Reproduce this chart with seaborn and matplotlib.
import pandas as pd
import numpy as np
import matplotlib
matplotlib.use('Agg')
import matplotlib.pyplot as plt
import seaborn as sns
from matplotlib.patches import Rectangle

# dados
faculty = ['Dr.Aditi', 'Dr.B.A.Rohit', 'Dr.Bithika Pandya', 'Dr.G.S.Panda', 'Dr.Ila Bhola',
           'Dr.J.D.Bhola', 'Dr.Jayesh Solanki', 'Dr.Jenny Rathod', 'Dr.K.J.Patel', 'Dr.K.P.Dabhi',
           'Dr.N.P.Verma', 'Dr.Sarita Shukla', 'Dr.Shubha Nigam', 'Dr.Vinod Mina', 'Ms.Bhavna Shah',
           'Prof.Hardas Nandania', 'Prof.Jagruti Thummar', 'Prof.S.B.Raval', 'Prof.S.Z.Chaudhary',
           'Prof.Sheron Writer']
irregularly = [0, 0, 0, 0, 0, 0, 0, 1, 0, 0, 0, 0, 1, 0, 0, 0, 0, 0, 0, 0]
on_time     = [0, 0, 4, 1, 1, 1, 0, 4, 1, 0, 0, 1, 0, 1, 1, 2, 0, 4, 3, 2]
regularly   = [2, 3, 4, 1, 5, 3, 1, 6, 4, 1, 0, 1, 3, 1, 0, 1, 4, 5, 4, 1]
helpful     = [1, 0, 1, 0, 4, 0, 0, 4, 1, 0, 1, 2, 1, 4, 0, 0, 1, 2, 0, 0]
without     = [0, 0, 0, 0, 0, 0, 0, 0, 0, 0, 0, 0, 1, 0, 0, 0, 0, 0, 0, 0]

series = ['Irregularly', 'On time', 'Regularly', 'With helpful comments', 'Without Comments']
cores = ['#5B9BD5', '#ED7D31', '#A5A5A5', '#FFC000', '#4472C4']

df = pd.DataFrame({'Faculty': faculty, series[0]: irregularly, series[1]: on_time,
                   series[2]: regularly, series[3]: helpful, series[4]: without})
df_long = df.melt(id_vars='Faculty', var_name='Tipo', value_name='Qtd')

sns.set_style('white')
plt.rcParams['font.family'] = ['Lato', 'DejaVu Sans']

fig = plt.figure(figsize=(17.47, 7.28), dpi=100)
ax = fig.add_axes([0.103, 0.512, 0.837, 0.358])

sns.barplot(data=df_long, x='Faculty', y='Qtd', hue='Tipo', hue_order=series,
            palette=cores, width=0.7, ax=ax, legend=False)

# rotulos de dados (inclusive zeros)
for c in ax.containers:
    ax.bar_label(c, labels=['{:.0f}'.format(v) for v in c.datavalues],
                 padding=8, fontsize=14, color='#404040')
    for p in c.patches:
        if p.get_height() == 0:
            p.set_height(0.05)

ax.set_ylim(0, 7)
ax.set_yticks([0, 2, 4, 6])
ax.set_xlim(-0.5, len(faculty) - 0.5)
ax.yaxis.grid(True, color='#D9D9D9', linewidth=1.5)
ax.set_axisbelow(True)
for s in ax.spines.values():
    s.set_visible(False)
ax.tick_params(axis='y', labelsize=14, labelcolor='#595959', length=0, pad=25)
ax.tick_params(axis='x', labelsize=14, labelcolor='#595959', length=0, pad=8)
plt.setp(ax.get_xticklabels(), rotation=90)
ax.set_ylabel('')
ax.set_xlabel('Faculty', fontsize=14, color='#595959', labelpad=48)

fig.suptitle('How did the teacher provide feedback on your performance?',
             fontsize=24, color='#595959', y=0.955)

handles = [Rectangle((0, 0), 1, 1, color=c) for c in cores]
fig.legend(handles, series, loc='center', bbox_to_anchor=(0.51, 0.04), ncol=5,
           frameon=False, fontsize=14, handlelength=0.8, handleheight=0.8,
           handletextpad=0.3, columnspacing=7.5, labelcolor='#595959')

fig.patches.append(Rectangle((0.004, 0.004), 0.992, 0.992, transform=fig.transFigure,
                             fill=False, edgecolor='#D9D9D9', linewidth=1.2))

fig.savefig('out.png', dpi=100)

========

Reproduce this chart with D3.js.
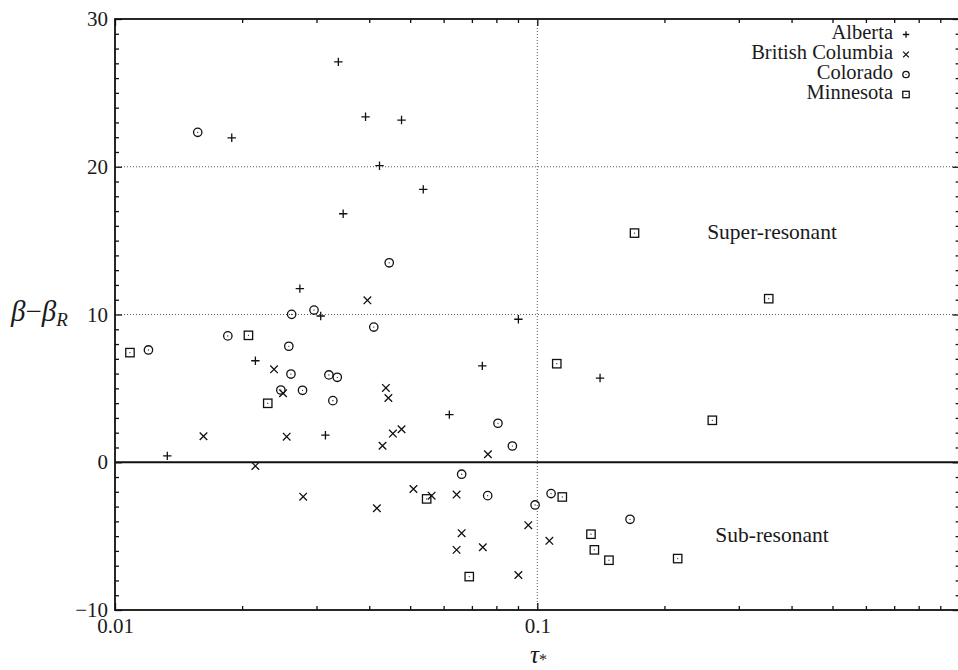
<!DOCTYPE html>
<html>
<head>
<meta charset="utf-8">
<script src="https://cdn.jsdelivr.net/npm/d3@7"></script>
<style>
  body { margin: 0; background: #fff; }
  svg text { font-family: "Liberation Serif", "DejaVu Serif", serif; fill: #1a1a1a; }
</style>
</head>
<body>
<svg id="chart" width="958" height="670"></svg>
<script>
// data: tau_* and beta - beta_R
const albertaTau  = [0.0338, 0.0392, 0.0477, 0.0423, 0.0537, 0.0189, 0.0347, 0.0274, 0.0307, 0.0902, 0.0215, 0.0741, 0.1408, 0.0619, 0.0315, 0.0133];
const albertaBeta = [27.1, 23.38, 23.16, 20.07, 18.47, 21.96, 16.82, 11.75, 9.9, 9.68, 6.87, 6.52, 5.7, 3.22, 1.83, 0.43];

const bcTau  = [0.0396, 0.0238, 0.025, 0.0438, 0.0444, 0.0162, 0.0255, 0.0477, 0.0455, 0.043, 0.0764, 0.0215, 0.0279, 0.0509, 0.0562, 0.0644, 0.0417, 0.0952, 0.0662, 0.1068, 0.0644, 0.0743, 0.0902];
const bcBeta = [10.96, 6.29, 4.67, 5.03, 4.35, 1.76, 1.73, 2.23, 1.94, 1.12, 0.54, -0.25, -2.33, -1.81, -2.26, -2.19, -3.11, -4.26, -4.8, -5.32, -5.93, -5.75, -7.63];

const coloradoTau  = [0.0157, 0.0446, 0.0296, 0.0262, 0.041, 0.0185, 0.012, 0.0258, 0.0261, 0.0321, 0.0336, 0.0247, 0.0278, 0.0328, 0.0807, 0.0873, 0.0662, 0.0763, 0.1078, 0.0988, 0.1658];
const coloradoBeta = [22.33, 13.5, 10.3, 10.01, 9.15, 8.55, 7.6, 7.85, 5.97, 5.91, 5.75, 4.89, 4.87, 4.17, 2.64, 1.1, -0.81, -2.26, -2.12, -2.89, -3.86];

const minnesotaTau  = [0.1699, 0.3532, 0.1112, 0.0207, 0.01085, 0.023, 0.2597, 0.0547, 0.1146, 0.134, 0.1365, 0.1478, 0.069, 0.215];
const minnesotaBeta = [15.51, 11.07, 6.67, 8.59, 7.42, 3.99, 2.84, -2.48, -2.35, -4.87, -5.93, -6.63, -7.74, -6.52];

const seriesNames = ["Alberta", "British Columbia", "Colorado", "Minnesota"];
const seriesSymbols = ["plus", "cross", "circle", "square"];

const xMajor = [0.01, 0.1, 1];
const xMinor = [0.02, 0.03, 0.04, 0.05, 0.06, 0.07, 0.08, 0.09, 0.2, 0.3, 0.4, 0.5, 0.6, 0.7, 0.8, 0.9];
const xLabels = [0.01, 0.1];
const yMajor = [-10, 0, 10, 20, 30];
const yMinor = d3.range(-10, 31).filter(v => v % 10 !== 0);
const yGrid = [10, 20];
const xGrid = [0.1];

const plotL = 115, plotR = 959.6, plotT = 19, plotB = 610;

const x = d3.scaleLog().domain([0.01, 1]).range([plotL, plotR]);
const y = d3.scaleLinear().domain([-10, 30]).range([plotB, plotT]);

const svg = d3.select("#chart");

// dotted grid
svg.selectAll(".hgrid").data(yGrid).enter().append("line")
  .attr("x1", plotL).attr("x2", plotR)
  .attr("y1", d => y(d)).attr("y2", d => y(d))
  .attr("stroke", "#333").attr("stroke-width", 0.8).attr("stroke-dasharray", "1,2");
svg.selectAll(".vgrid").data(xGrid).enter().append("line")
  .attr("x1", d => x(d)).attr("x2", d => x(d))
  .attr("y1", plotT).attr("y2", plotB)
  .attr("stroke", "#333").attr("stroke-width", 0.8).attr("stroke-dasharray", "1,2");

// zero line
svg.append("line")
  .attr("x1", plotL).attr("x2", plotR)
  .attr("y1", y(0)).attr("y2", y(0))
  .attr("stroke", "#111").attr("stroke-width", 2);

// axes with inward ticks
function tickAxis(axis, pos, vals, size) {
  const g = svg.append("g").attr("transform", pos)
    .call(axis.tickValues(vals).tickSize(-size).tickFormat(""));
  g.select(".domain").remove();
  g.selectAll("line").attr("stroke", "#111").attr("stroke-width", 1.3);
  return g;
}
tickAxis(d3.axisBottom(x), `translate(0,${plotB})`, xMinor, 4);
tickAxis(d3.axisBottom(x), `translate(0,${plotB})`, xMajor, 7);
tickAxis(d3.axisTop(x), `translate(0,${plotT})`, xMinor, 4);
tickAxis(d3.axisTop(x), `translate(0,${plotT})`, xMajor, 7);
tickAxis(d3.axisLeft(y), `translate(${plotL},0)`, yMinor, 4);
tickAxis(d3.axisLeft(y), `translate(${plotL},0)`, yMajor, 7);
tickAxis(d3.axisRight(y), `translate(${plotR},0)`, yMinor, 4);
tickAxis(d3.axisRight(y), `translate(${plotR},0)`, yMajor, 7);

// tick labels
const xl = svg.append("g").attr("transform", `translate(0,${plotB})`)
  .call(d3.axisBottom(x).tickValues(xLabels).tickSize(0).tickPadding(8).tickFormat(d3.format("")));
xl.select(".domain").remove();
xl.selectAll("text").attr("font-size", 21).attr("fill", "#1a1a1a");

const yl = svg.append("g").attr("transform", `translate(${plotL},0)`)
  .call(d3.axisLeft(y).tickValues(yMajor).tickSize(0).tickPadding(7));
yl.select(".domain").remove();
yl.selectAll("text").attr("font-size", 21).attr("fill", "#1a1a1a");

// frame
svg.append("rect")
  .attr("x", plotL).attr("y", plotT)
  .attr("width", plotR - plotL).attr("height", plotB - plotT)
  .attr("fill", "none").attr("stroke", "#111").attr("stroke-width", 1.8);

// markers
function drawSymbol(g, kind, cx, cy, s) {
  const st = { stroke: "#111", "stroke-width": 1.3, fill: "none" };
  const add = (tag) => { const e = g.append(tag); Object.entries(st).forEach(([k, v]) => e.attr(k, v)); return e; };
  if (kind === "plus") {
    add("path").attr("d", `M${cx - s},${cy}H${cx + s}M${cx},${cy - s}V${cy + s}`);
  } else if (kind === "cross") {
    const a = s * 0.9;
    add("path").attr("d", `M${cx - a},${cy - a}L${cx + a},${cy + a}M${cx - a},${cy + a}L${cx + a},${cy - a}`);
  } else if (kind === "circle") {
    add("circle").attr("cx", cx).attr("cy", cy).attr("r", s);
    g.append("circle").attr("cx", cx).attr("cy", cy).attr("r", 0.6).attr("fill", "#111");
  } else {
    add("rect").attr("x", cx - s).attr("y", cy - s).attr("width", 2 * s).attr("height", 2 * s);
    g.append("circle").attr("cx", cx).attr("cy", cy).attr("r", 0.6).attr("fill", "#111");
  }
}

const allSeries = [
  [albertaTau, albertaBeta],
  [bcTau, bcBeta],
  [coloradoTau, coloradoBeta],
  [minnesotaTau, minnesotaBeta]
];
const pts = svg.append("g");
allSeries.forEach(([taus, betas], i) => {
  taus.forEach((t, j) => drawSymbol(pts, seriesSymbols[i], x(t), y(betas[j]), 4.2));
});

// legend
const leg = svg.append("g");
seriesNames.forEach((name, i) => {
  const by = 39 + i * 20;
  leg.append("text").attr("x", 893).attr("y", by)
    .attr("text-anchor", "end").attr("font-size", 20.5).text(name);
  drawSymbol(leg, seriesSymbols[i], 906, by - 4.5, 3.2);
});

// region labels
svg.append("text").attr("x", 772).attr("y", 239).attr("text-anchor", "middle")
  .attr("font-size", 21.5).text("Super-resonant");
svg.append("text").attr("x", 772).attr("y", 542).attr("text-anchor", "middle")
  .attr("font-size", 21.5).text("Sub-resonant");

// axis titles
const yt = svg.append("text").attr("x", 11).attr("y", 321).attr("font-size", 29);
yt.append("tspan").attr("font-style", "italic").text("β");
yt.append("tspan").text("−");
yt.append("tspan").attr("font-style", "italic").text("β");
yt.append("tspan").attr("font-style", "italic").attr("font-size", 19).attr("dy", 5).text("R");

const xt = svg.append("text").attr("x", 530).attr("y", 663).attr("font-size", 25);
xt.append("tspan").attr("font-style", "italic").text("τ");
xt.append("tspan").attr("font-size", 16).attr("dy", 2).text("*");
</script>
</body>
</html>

========

**Exercise directions**
Output exactly the lines running from the line containing "Reproduce this chart with seaborn" through the line containing "from matplotlib.patches import Rectangle", and only those lines.

**Correct response**
Reproduce this chart with seaborn and matplotlib.
import pandas as pd
import numpy as np
import matplotlib
matplotlib.use('Agg')
import matplotlib.pyplot as plt
import seaborn as sns
from matplotlib.patches import Rectangle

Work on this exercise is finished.